**STATED TASK**: Quote the data exactly, first line to the line containing "Chart.register(...registerables);", with no pictures.

**PROVIDED DATA**:
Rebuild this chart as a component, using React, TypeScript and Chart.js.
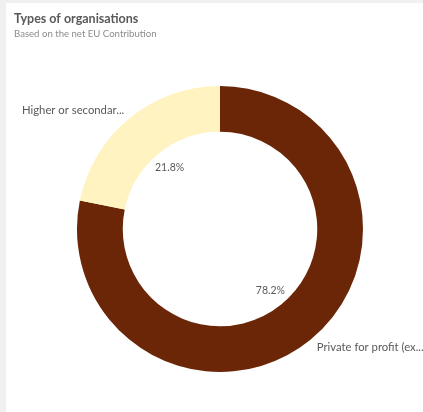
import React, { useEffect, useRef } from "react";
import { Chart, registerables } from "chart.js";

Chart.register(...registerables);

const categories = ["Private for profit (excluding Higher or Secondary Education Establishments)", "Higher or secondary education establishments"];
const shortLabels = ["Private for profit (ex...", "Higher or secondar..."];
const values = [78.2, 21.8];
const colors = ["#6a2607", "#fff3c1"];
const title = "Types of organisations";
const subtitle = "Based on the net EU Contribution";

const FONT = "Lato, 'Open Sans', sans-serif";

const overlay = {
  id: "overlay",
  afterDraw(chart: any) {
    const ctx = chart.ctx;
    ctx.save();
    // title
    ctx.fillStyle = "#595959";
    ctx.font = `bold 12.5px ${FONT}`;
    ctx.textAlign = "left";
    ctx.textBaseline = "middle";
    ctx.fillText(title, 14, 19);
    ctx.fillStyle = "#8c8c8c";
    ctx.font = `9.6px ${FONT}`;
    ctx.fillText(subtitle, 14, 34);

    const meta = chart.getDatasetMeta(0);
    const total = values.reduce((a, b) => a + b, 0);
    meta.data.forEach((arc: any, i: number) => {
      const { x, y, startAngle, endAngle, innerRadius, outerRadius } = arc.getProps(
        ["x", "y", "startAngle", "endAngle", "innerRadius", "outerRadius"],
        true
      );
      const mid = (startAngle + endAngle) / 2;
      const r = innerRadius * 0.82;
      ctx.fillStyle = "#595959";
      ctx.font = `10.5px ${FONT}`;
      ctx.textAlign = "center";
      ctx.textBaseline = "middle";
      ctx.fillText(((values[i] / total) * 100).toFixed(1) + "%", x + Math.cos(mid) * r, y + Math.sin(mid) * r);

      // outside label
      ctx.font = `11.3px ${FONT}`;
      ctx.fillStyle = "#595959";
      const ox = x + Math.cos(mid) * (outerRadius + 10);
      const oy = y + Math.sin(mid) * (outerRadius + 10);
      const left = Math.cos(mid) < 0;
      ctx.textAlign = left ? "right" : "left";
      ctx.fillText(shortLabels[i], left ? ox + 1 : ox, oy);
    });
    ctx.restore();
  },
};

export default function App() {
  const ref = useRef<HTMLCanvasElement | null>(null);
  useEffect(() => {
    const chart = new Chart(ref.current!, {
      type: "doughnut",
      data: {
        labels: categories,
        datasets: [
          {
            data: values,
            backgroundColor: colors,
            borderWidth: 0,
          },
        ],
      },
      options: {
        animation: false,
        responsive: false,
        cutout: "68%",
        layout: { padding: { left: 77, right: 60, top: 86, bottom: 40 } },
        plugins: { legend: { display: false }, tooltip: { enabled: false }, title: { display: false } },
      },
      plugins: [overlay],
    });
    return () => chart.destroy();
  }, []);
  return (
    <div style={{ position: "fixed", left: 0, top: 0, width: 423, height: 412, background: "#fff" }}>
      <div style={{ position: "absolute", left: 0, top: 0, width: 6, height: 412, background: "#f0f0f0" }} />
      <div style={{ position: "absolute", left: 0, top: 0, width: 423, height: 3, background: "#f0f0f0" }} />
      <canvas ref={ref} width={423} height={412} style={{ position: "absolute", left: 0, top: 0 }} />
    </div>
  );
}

**FINAL ANSWER**:
Rebuild this chart as a component, using React, TypeScript and Chart.js.
import React, { useEffect, useRef } from "react";
import { Chart, registerables } from "chart.js";

Chart.register(...registerables);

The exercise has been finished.